[meteorite-list] Purdue Calumet Professor To Forge Sword From Meteorite

From: Ron Baalke <baalke_at_meteoritecentral.com>
Date: Thu Apr 22 09:44:43 2004
Message-ID: <200103281823.KAA03915_at_zagami.jpl.nasa.gov>


Jeanne Norberg, Director, Purdue News Service
Office: (765) 494-2084; Fax: (765) 494-0401
Pager: (765) 423-8662; Cell: (765) 491-1460 Home: (765) 449-4986
jnorberg_at_purdue.edu; http://news.uns.purdue.edu

March 27, 2001

HAMMOND, Ind. - Slaying dragons by sword may be the stuff of Dark Ages
folklore. But in 21st century America, a Purdue University Calumet
engineering professor is doing his part to take the art of ''dragon
slaying'' to a new level.

Sometime this spring, Harvey Abramowitz of Chicago, a metallurgist and
associate professor of mechanical engineering, intends to draw from the
world of outer space to contribute to the creation of the strongest,
toughest broadsword ever made: ''The Dragonslayer.''

Working with colleagues from Northwestern University, Abramowitz' role is to
refine iron from a meteorite in a Purdue Calumet metallurgy laboratory for
''The Dragonslayer'' blade.

''It will be made out of a new metal alloy that will be stronger than any
other sword blade,'' Abramowitz, a New York City native, said about the
one-of-a-kind sword. ''The idea is to create ''The Dragonslayer'' in such a
way that it is stronger than either a Samurai sword or a Damascus sword -
and give it dragon-slaying mythical properties.''

Extracting iron from a meteorite to create the blade is intended to enhance
the mystical dimension of the sword - thereby increasing the sword's appeal
among collectors, said Abramowitz. The plan is to create just one
Dragonslayer and auction it off.

''Sword collectors would pay handsomely for such an artifact,'' said
Abramowitz, a 14-year faculty member, who came to Purdue Calumet after
having served as a research engineer at Inland Steel.
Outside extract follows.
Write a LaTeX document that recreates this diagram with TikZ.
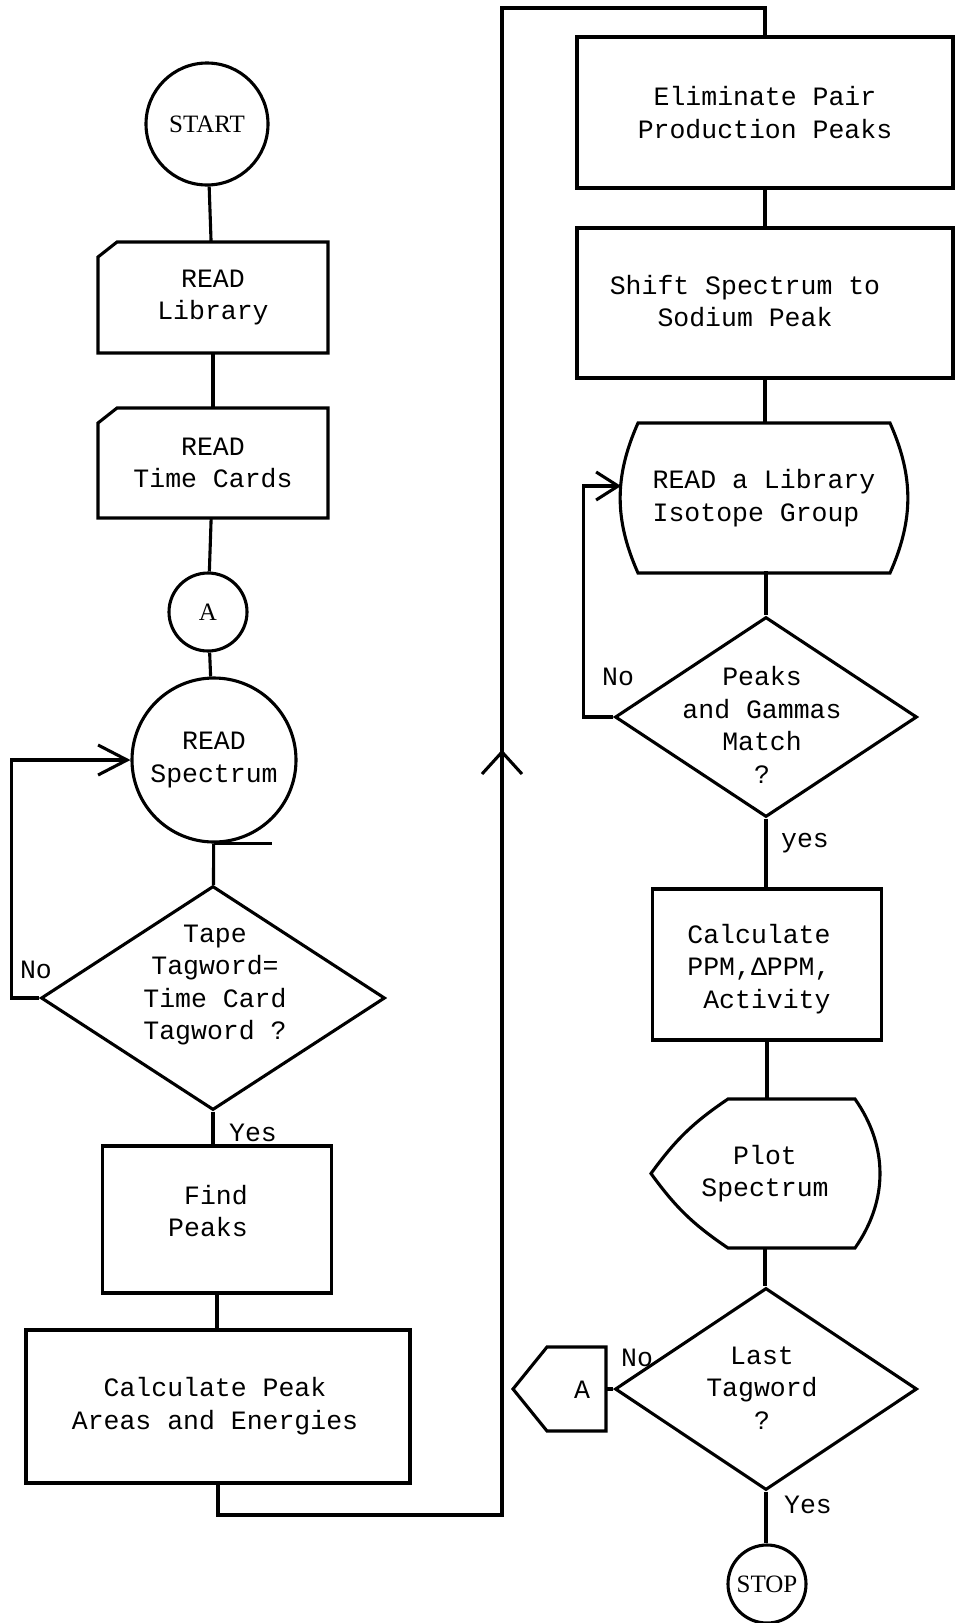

Beyond the sword's mythical nature, the project has scholarly significance.

''The team that I worked with was able to demonstrate, using a tensile
testing machine, that the new alloy could cut through a hunting knife
equivalent to a Samurai sword,'' Abramowitz said. ''Finite element analysis
computer modeling of the new alloy blade, done as a senior design project,
had predicted this. So (our) team validated the model.''

Abramowitz became involved in the project when he spent a sabbatical leave
last spring working with Northwestern colleague Greg Olson, who also is
chief science officer of QuesTek Innovations, a company actively involved in
the computer design and marketing of new alloys.

Abramowitz, whose specialty research fields include materials engineering
and extractive/chemical metallurgy, said he became interested in working
with Olson. ''I read an article in a metallurgical journal about him and
thought I would like to work with Greg on some of his projects,'' he said.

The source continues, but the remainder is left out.